** BEGIN **

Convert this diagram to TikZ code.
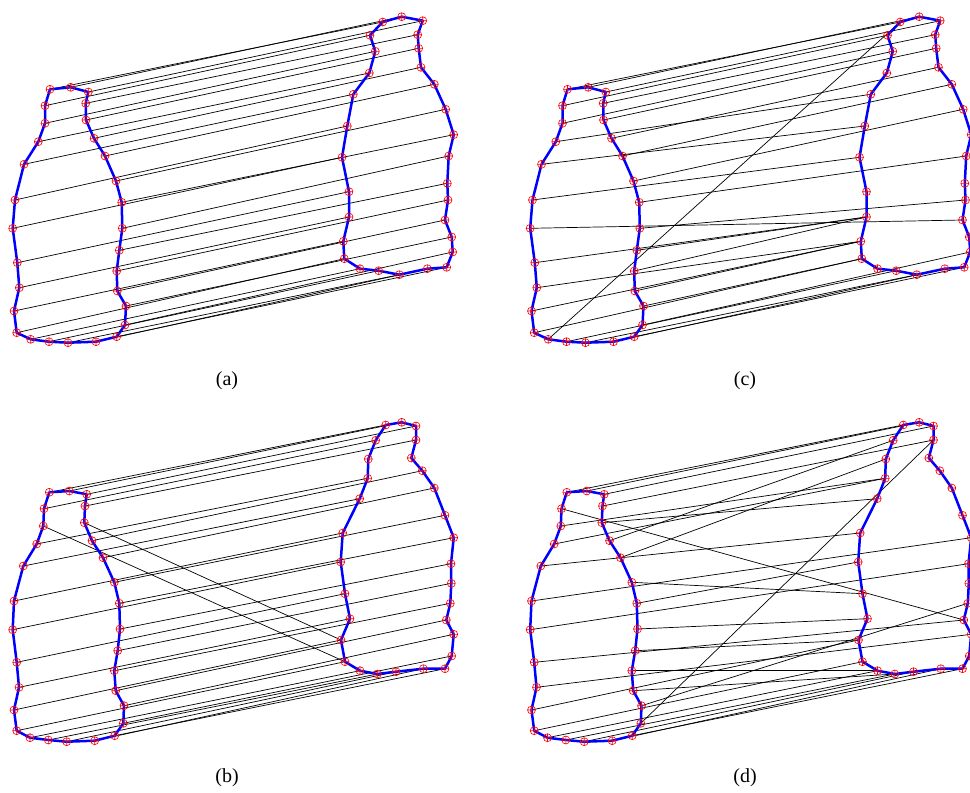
\documentclass[tikz,border=0pt]{standalone}
\usepackage{fontspec}
\setmainfont{Liberation Serif}
\begin{document}
\begin{tikzpicture}[x=1pt,y=-1pt,
  link/.style={black,line width=0.7pt},
  contour/.style={draw=blue,line width=2.5pt,line join=round},
  mk/.style={red,line width=0.6pt},
  lab/.style={font=\fontsize{20}{24}\selectfont,inner sep=0pt}]
\useasboundingbox (0,0) rectangle (970,793);
% panel (a)/(c) contours
\def\AL{50/89.3,70.7/87.3,88.3/92,85.7/103.3,86/120,94/138.3,105/156,116/181,121.7/202.3,122.3/228.3,119.3/250.3,116.7/271,117.3/291,126/306,125/325,116.7/336.7,96/341.7,68/342.7,49/341.7,30.7/339.3,16.7/332.7,14/311,19.3/287.7,17.3/262.7,12.7/228.3,15/200,24/164.3,38.3/141.7,45/123.3,45/105.7}
\def\AR{382.7/22,401.7/16.7,422.7/20.7,417.7/34.7,418.7/48.3,421/67.3,434.3/84.3,445.7/109.3,453.7/134.7,448.7/156,447.3/183.3,448/200,445/220,451.7/237,452.7/252,446.7/267.3,427.3/268.7,399.3/274.7,378.7/270.7,360/268.7,344.3/258.7,343.3/241.3,349/217,349/191.7,342/157.3,347.3/126,353.3/94.3,369.3/73,375.3/51.3,370/35.3}
\def\BL{49.3/492.3,69.3/491,86.7/494.3,85/506,84.3/522.7,92/540.7,103/557.7,114.3/582.3,119.3/603.3,120/629,117.7/650.7,114.3/670.7,115.7/690.7,124/705.7,123.3/723.3,114.7/735.7,94.7/740.7,66.7/741.7,48.3/740,30/737.7,16.7/730.7,14/710,19/687.3,16.7/662.3,12.7/629.7,14/601,23.3/566,36.7/544,43.3/526,44/508.7}
\def\BR{385.7/425,401.7/422.3,416/426,416/440,411.3/458,422.3/470.7,434.3/488,445/515.3,453.7/537.7,451/563.7,451.3/583.3,450.3/603.3,446.3/620,453.7/634.3,451.7/656,445/668.7,423.3/668.7,396/671.7,377.3/674,360/670.7,345/661.7,341/640,350/618.7,345/593.7,340.7/562,342.7/533,359.7/498.7,367.7/478.3,368.3/459,375.7/440.3}
\def\dx{517.5}
\foreach \x/\y [count=\i] in \AL {\coordinate (aL\i) at (\x,\y); \coordinate (cL\i) at (\x+\dx,\y);}
\foreach \x/\y [count=\i] in \AR {\coordinate (aR\i) at (\x,\y); \coordinate (cR\i) at (\x+\dx,\y);}
\foreach \x/\y [count=\i] in \BL {\coordinate (bL\i) at (\x,\y); \coordinate (dL\i) at (\x+\dx,\y);}
\foreach \x/\y [count=\i] in \BR {\coordinate (bR\i) at (\x,\y); \coordinate (dR\i) at (\x+\dx,\y);}
% connectors
\foreach \i in {1,...,30} \draw[link] (aL\i) -- (aR\i);
\foreach \i/\j in {1/1,2/2,3/3,4/4,5/22,6/6,7/7,8/8,9/9,10/10,11/11,12/12,13/13,14/14,15/15,16/16,17/17,18/18,19/19,20/20,21/21,22/22,23/23,24/24,25/25,26/26,27/27,28/28,29/21,30/30}
  \draw[link] (bL\i) -- (bR\j);
\foreach \i/\j in {1/1,2/2,3/3,4/4,5/5,6/6,7/7,8/8,9/10,10/12,11/23,12/23,13/22,14/21,15/15,16/16,17/17,18/18,19/19,20/1,21/21,22/22,23/22,24/23,25/13,26/25,27/26,28/27,29/29,30/30}
  \draw[link] (cL\i) -- (cR\j);
\foreach \i/\j in {1/1,2/2,3/3,4/4,5/27,6/30,7/29,8/24,9/25,10/23,11/22,12/20,13/19,14/12,15/4,16/16,17/17,18/18,19/19,20/20,21/21,22/22,23/14,24/13,25/10,26/9,27/26,28/28,29/28,30/13}
  \draw[link] (dL\i) -- (dR\j);
% contours and markers
\foreach \p in {aL,aR,bL,bR,cL,cR,dL,dR}{
  \draw[contour] (\p1) \foreach \i in {2,...,30}{ -- (\p\i)} -- cycle;
  \foreach \i in {1,...,30}
    \draw[mk] (\p\i) circle[radius=4pt] (\p\i) +(-4,0) -- +(4,0) (\p\i) +(0,-4) -- +(0,4);
}
% labels
\node[lab] (la) at (227,381) {(a)};
\node[lab] (lc) at (745,381) {(c)};
\node[lab] (lb) at (227,778) {(b)};
\node[lab] (ld) at (745,778) {(d)};
\end{tikzpicture}
\end{document}
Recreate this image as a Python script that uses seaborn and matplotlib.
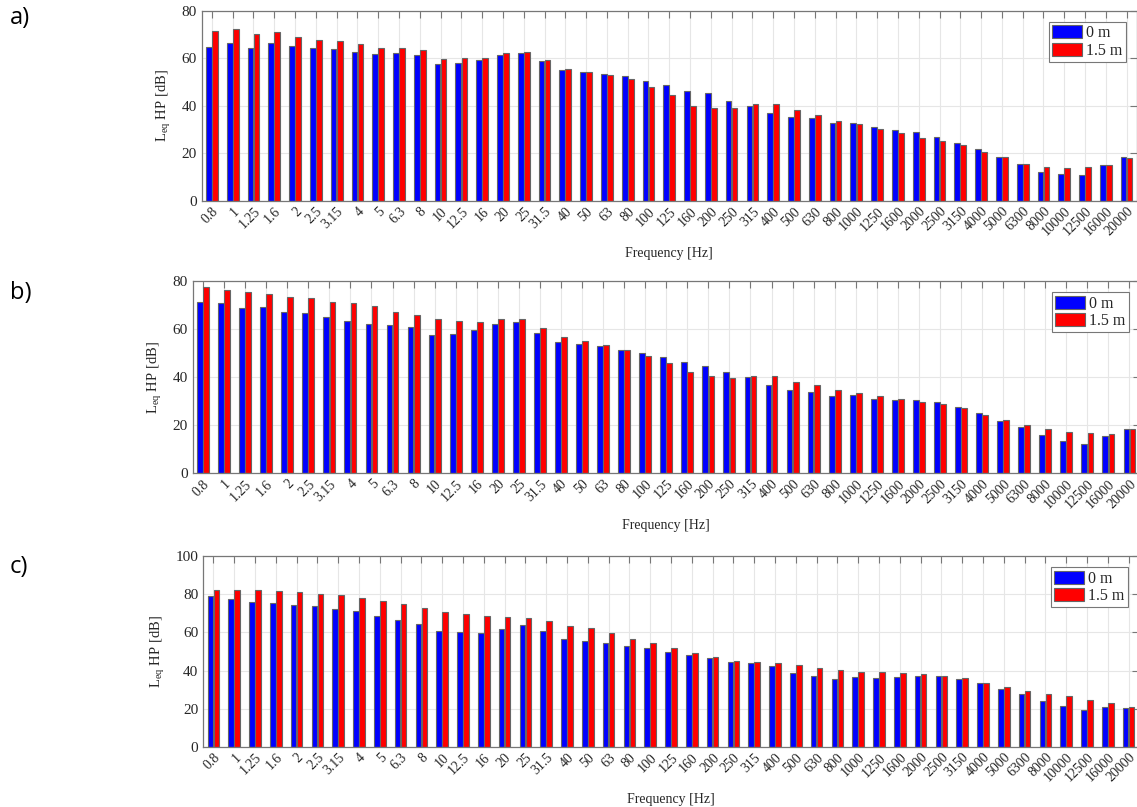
import numpy as np
import pandas as pd
import matplotlib
matplotlib.use("Agg")
import matplotlib.pyplot as plt
import seaborn as sns

# One-third-octave band centre frequencies [Hz]
freqs = ["0.8", "1", "1.25", "1.6", "2", "2.5", "3.15", "4", "5", "6.3", "8",
         "10", "12.5", "16", "20", "25", "31.5", "40", "50", "63", "80", "100",
         "125", "160", "200", "250", "315", "400", "500", "630", "800", "1000",
         "1250", "1600", "2000", "2500", "3150", "4000", "5000", "6300", "8000",
         "10000", "12500", "16000", "20000"]

heights = ["0 m", "1.5 m"]

# Panel a) L_eq HP [dB]
a_0m = [65.0, 66.4, 64.3, 66.5, 65.1, 64.3, 64.0, 62.7, 62.0, 62.2, 61.5,
        57.5, 58.2, 59.2, 61.6, 62.4, 58.9, 55.1, 54.4, 53.4, 52.5, 50.6,
        48.8, 46.3, 45.4, 42.1, 39.9, 37.1, 35.3, 34.7, 32.8, 32.6,
        30.9, 29.8, 28.8, 27.0, 24.2, 21.7, 18.4, 15.3, 12.2,
        11.1, 10.7, 15.0, 18.3]
a_15m = [71.4, 72.4, 70.2, 71.3, 68.9, 67.8, 67.5, 66.0, 64.6, 64.3, 63.4,
         59.9, 60.2, 60.3, 62.4, 62.9, 59.2, 55.4, 54.3, 53.0, 51.2, 48.1,
         44.6, 39.9, 39.2, 39.2, 40.6, 40.6, 38.1, 36.1, 33.8, 32.3,
         30.2, 28.6, 26.4, 25.2, 23.3, 20.4, 18.4, 15.6, 14.2,
         13.9, 14.2, 15.2, 18.0]

# Panel b)
b_0m = [71.4, 70.8, 68.8, 69.3, 67.2, 66.8, 65.1, 63.5, 62.2, 61.8, 61.1,
        57.6, 58.2, 59.6, 62.4, 62.9, 58.6, 54.9, 53.9, 52.9, 51.4, 50.1,
        48.6, 46.2, 44.9, 42.1, 40.0, 36.9, 34.7, 34.0, 32.4, 32.5,
        31.1, 30.7, 30.4, 29.7, 27.5, 25.1, 21.9, 19.4, 15.8,
        13.5, 12.1, 15.7, 18.3]
b_15m = [77.8, 76.5, 75.4, 74.6, 73.6, 72.9, 71.5, 70.8, 69.6, 67.4, 66.0,
         64.2, 63.3, 63.1, 64.2, 64.2, 60.4, 56.9, 55.1, 53.5, 51.3, 49.0,
         46.1, 42.4, 40.6, 39.7, 40.6, 40.6, 38.2, 36.7, 34.9, 33.3,
         32.1, 30.8, 29.7, 28.8, 27.4, 24.3, 22.4, 20.3, 18.6,
         17.4, 16.7, 16.4, 18.3]

# Panel c)
c_0m = [79.2, 77.4, 76.2, 75.3, 74.6, 73.7, 72.2, 71.1, 68.8, 66.4, 64.6,
        60.9, 60.1, 59.7, 61.6, 63.7, 60.6, 56.4, 55.7, 54.3, 52.9, 51.7,
        49.9, 48.2, 46.8, 44.7, 43.8, 42.2, 38.7, 37.3, 35.6, 36.6,
        36.1, 36.4, 37.3, 37.1, 35.6, 33.3, 30.1, 27.5, 23.8,
        21.4, 19.1, 21.0, 20.5]
c_15m = [82.1, 82.1, 82.5, 81.6, 81.4, 80.2, 79.7, 77.9, 76.7, 74.8, 72.9,
         70.9, 69.9, 68.5, 68.0, 67.4, 65.8, 63.6, 62.2, 59.7, 56.7, 54.3,
         51.7, 49.0, 46.9, 44.8, 44.3, 44.1, 42.7, 41.3, 40.3, 39.4,
         39.0, 38.5, 38.0, 37.3, 36.1, 33.5, 31.5, 29.4, 27.8,
         26.4, 24.7, 22.9, 20.8]

panels = [
    ("a)", a_0m, a_15m, 80),
    ("b)", b_0m, b_15m, 80),
    ("c)", c_0m, c_15m, 100),
]

W, H = 1137, 807
# axes boxes in pixels: left, right, top, bottom, and panel-tag height
boxes = [
    (201.5, 1137, 11, 200.7, 18),
    (192.5, 1140, 281.3, 473.3, 293),
    (203, 1139, 556.3, 746.7, 567),
]

sns.set_theme(style="white")
plt.rcParams["font.family"] = ["Liberation Serif", "DejaVu Serif"]
plt.rcParams["mathtext.fontset"] = "custom"
plt.rcParams["mathtext.rm"] = "Liberation Serif"

fig = plt.figure(figsize=(W / 100, H / 100), dpi=100)
palette = {"0 m": "#0000ff", "1.5 m": "#ff0000"}

for (tag, v0, v15, ymax), (l, r, t, b, ty) in zip(panels, boxes):
    ax = fig.add_axes([l / W, 1 - b / H, (r - l) / W, (b - t) / H])
    df = pd.DataFrame({
        "Frequency": freqs * 2,
        "Level": list(v0) + list(v15),
        "Height": [heights[0]] * len(freqs) + [heights[1]] * len(freqs),
    })
    sns.barplot(data=df, x="Frequency", y="Level", hue="Height",
                order=freqs, hue_order=heights, palette=palette,
                width=0.58, gap=0.05, saturation=1, edgecolor="#666666",
                linewidth=0.8, errorbar=None, ax=ax, zorder=3)
    ax.set_xlim(-0.5, len(freqs) - 0.5)
    ax.set_ylim(0, ymax)
    ax.set_yticks(np.arange(0, ymax + 1, 20))
    ax.grid(True, color="#e6e6e6", linewidth=0.8, zorder=0)
    ax.set_axisbelow(True)
    ax.tick_params(axis="both", direction="in", length=5, width=0.8,
                   color="#777777", top=True, right=True,
                   labelsize=11, labelcolor="#262626")
    ax.tick_params(axis="x", labelsize=10, pad=3)
    for lab in ax.get_xticklabels():
        lab.set_rotation(45)
        lab.set_ha("right")
        lab.set_rotation_mode("anchor")
    for sp in ax.spines.values():
        sp.set_color("#777777")
        sp.set_linewidth(0.9)
        sp.set_zorder(4)
    ax.set_xlabel("Frequency [Hz]", fontsize=10, color="#262626", labelpad=6)
    ax.set_ylabel(r"L$_{\mathrm{eq}}$ HP [dB]", fontsize=10.5, color="#262626",
                  labelpad=6)
    leg = ax.legend(loc="upper right", fontsize=11.5, frameon=True,
                    fancybox=False, edgecolor="#777777", framealpha=1,
                    handlelength=1.9, handleheight=0.85, handletextpad=0.25,
                    labelspacing=0.1, borderpad=0.2, borderaxespad=0.7)
    leg.get_frame().set_linewidth(0.8)
    fig.text(10 / W, 1 - ty / H, tag, fontsize=17, family="Open Sans",
             va="center", ha="left", color="#000000")

fig.savefig("out.png", dpi=100)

** END **

Read the data above. Pull out each line in which the string "this" appears.

◆ THE OUTPUT ◆
Convert this diagram to TikZ code.
Recreate this image as a Python script that uses seaborn and matplotlib.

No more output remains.